For me, as I’m sure for many other oldsters, spring brings the promise of safer mobility. How I exulted when the sheets of almost-hidden ice disappeared from the yard between my back door and the garage! I’d promised my kids and the visiting nurse to leave my car right at the foot of the covered ramp, no matter what the weather, until it was safe for old broken bones to cross the eighty feet of gravel. I’m, however, unable to promise the cleaning lady not to track in any of that gravel. I use the boot-scraper vigorously, but Kiki’s another story – and she’s got twice as many feet.

My wife’s daffodils and irises are in a shady spot, and always late coming up. Invading coltsfoot, though, is everywhere. The little concrete Virgin Mary who normally graces the well head among the flowers is still lying on her back where the snowplow left her.
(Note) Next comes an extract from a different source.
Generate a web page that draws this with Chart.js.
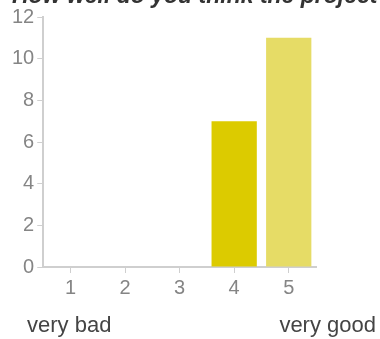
<!DOCTYPE html>
<html>
<head>
<meta charset="utf-8">
<script src="https://cdn.jsdelivr.net/npm/chart.js@4"></script>
<style>
    body { margin: 0; background: #fff; }
    #wrap { position: relative; width: 380px; height: 339px; overflow: hidden; }
    #title {
        position: absolute; left: 12px; top: -16px; white-space: nowrap;
        font: italic bold 23px/23px "Liberation Sans", Arial, sans-serif; color: #333;
    }
    .end-label {
        position: absolute; top: 312px; white-space: nowrap;
        font: 22px/26px "Liberation Sans", Arial, sans-serif; color: #444;
    }
    #lowLabel { left: 27px; }
    #highLabel { right: 4px; }
</style>
</head>
<body>
<div id="wrap">
    <canvas id="ratingChart" width="380" height="339"></canvas>
    <div id="title">How well do you think the project</div>
    <div class="end-label" id="lowLabel">very bad</div>
    <div class="end-label" id="highLabel">very good</div>
</div>
<script>
// Số phiếu cho từng mức đánh giá
const ratings = ['1', '2', '3', '4', '5'];
const votes = [0, 0, 0, 7, 11];
const barColors = ['#c9b800', '#d2c100', '#d8c700', '#dccb00', '#e6dc66'];
const yTicks = [0, 2, 4, 6, 8, 10, 12];

const axisGray = '#cfcfcf';
const tickFont = { family: '"Liberation Sans", Arial, sans-serif', size: 20 };

const ctx = document.getElementById('ratingChart').getContext('2d');
window.ratingChart = new Chart(ctx, {
    type: 'bar',
    data: {
        labels: ratings,
        datasets: [{
            data: votes,
            backgroundColor: barColors,
            barPercentage: 1,
            categoryPercentage: 0.83
        }]
    },
    options: {
        responsive: false,
        animation: false,
        devicePixelRatio: 1,
        layout: {
            padding: { left: 9, right: 64, top: 17, bottom: 36 }
        },
        plugins: {
            legend: { display: false },
            tooltip: { enabled: false }
        },
        scales: {
            x: {
                grid: {
                    offset: false,
                    drawOnChartArea: false,
                    drawTicks: true,
                    tickLength: 6,
                    color: axisGray
                },
                border: { color: axisGray, width: 2 },
                ticks: { color: '#858585', font: tickFont, padding: 3 }
            },
            y: {
                min: yTicks[0],
                max: yTicks[yTicks.length - 1],
                afterBuildTicks: axis => {
                    axis.ticks = yTicks.map(v => ({ value: v }));
                },
                grid: {
                    drawOnChartArea: false,
                    drawTicks: true,
                    tickLength: 6,
                    color: axisGray
                },
                border: { color: axisGray, width: 2 },
                ticks: { color: '#858585', font: tickFont, padding: 3 }
            }
        }
    }
});
</script>
</body>
</html>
I’ve got to get her back on her feet. My lawn, such as it is, is turning green, and the russet meadow is showing signs of life.

I had a couple of weeping willows planted in especially wet spots on the slope behind the garage. They’ve turned a brilliant yellow-green. The red oaks – nothing. They’ll be along. A hawk glided smoothly across the yard yesterday, harassed by a small murder of crows. A pileated woodpecker is playing hell with a dying white ash down along the driveway, and I’m pretty sure a pair of cardinals is nesting in my big hemlock out back. At least they’re using it as a platform for their beautiful vocal performances.

But the ones I really keep my eye on are the tamaracks. Denizens (and to me, symbols) of the north, they stretch across Canada all the way to tree line, where they wave in the wind like modern dancers. I’ve got an arc of them around our old dog’s grave and two lines in other spots on the property. They’re a little cautious about affirming that the threats of erratic spring have passed, but just this week they’ve begun to show their tiny pea-green needles. When they leaf out, it’s black fly season, and winter is over at last.